Total cost for three gowns: about $35,000.

Or, she could not spend $15,000 on a dress. I understand that fashion is an important part of the culture, but there’s a pretty low threshold at which all dresses begin to look the same. After a certain point all each additional dollar will get you is closer to an even more famous designer label. Don’t complain about spending this much on gowns. This is not a living expense. It’s a luxury. Other people have to buy $100 or $200 gowns when we need to wear something nice. And most of us consider that gown purchase a luxury.

Then the writer talks about tutoring their kids. They’re already sending them to cushy private school, why exactly do they need tutors?

In addition to paying tuition, “You’re not going to get through private school without tutoring a kid,” said Sandy Bass, the editor of Private School Insider, a newsletter that covers private schools in the New York City area

Seriously? If the private schools aren’t doing a good enough job teaching your students at $32,000 a kid, then why are you sending them there? If everyone needs tutoring to get through school, there’s something wrong with the school. I hate to attack any child-related costs, but this one is just unreasonable even if it is a relatively small expense (they allow for $3750 for tutoring).

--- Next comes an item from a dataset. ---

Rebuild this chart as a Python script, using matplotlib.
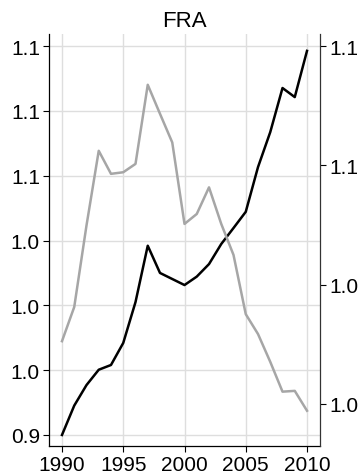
import matplotlib
matplotlib.use("Agg")
import matplotlib.pyplot as plt

plt.rcParams['font.family'] = ['Liberation Sans', 'DejaVu Sans']

years = list(range(1990, 2011))
black_vals = [0.9300, 0.9436, 0.9531, 0.9602, 0.9624, 0.9726, 0.9915, 1.0176,
              1.0050, 1.0022, 0.9994, 1.0033, 1.0091, 1.0184, 1.0258, 1.0333,
              1.0540, 1.0702, 1.0906, 1.0864, 1.1078]
gray_vals = [1.0058, 1.0144, 1.0349, 1.0537, 1.0479, 1.0483, 1.0504, 1.0703,
             1.0630, 1.0558, 1.0353, 1.0378, 1.0445, 1.0353, 1.0275, 1.0126,
             1.0076, 1.0006, 0.9931, 0.9933, 0.9883]
left_ticks = [0.93, 0.96, 0.99, 1.02, 1.05, 1.08, 1.11]
right_ticks = [0.99, 1.02, 1.05, 1.08]
x_ticks = [1990, 1995, 2000, 2005, 2010]
title = "FRA"

fig = plt.figure(figsize=(3.61, 4.77), dpi=100)
ax = fig.add_axes([49/361, 30/477, 271/361, 412/477])
ax2 = ax.twinx()

ax.plot(years, black_vals, color='black', lw=1.8, zorder=3)
ax2.plot(years, gray_vals, color='#a6a6a6', lw=1.8, zorder=3)

ax.set_xlim(1988.94, 2011.06)
ax.set_ylim(0.9249, 1.1156)
ax2.set_ylim(0.97943, 1.08308)

ax.set_xticks(x_ticks)
ax.set_xticklabels([str(x) for x in x_ticks])
ax.set_yticks(left_ticks)
ax.set_yticklabels(['%.1f' % v for v in left_ticks])
ax2.set_yticks(right_ticks)
ax2.set_yticklabels(['%.1f' % v for v in right_ticks])

ax.grid(True, color='#dedede', lw=1.0, zorder=0)
ax.set_axisbelow(True)

for a in (ax, ax2):
    a.spines['top'].set_visible(False)
    for s in a.spines.values():
        s.set_linewidth(0.9)
        s.set_color('black')
ax2.spines['right'].set_color('#333333')
ax2.spines['left'].set_visible(False)
ax2.spines['bottom'].set_visible(False)
ax.spines['right'].set_visible(False)

ax.tick_params(axis='both', length=4.5, width=0.8, pad=2, labelsize=15, colors='black')
ax2.tick_params(axis='y', length=4.5, width=0.8, pad=2, labelsize=15, colors='black')

ax.set_title(title, fontsize=16, pad=6)

fig.savefig('out.png', dpi=100)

Nanny. Right. Did you know some people actually raise their own children? No, seriously. They do. When they’re lucky enough that only one spouse has to work, the other spouse often spends much of their time raising their children. Go figure. Who knew. Nannies in one-earner households provide a luxury service.

To recap, living expenses are: food, regular clothing, housing expenses, education expenses. Luxury expenses are: vacations, summer homes, private tutoring, nannies, $10,000 dresses, driver/bodyguards.

I’m not saying it doesn’t cost a lot to live on that level in New York City. It clearly does, but this article is really out of touch with reality.

Sure, the solution may seem simple: move to Brooklyn or Hoboken, put the children in public schools and buy a MetroCard. But more than a few of the New York-based financial executives who would have their pay limited are men (and they are almost invariably men) whose identities are entwined with living a certain way in a certain neighborhood west of Third Avenue: a life of private schools, summer houses and charity galas that only a seven-figure income can stretch to cover.

The solution isn’t necessarily to move to a different neighborhood. It’s to learn how to live within your income. To learn how to save for the future and to understand that sometimes that means limiting what you purchase and budgeting properly so you can comfortably spend money on actual living expenses (mortgage payments, co-op fees, school expenses for children, food, day-to-day clothing, you know, stuff you need to actually live comfortably?). Skip a charity gala or two or go somewhere close or inexpensive for vacation.

And when it comes to this:

“Five hundred thousand dollars means taking their kids out of private school and selling their home in a fire sale.”

No. Five hundred thousand dollars means learning to budget your after-tax earnings and seriously curtailing much of your frivolous luxury spending. Re-wearing outfits. Learning to raise your kids without a nanny and help them with their homework yourself. Maybe then you may have to consider selling a home. Maybe then they’d learn some financial responsibility and not get our country into financial messes in their attempts to make money in quick but unsubstantial ways.

Wonder if anyone’s considered that if these kids did end up in public school (gasp!…?), the public schools systems might benefit from having wealthy adults who invest in their children***?

*You can argue that vacations are necessary for healthy living all you want. The fact remains that you need not spend $8,000 twice a year on vacation just to stay healthy.

**Blind people, for example, could reasonably say they need a driver. Or people without limbs.

***I don’t know a lot about NYC schools, and I am not trying to suggest the parents of kids in public schools are not invested in their children’s lives. I’m just trying to point out that this group of the population – these wealthy individuals – being involved in the public schools might benefit that system. I could be completely wrong.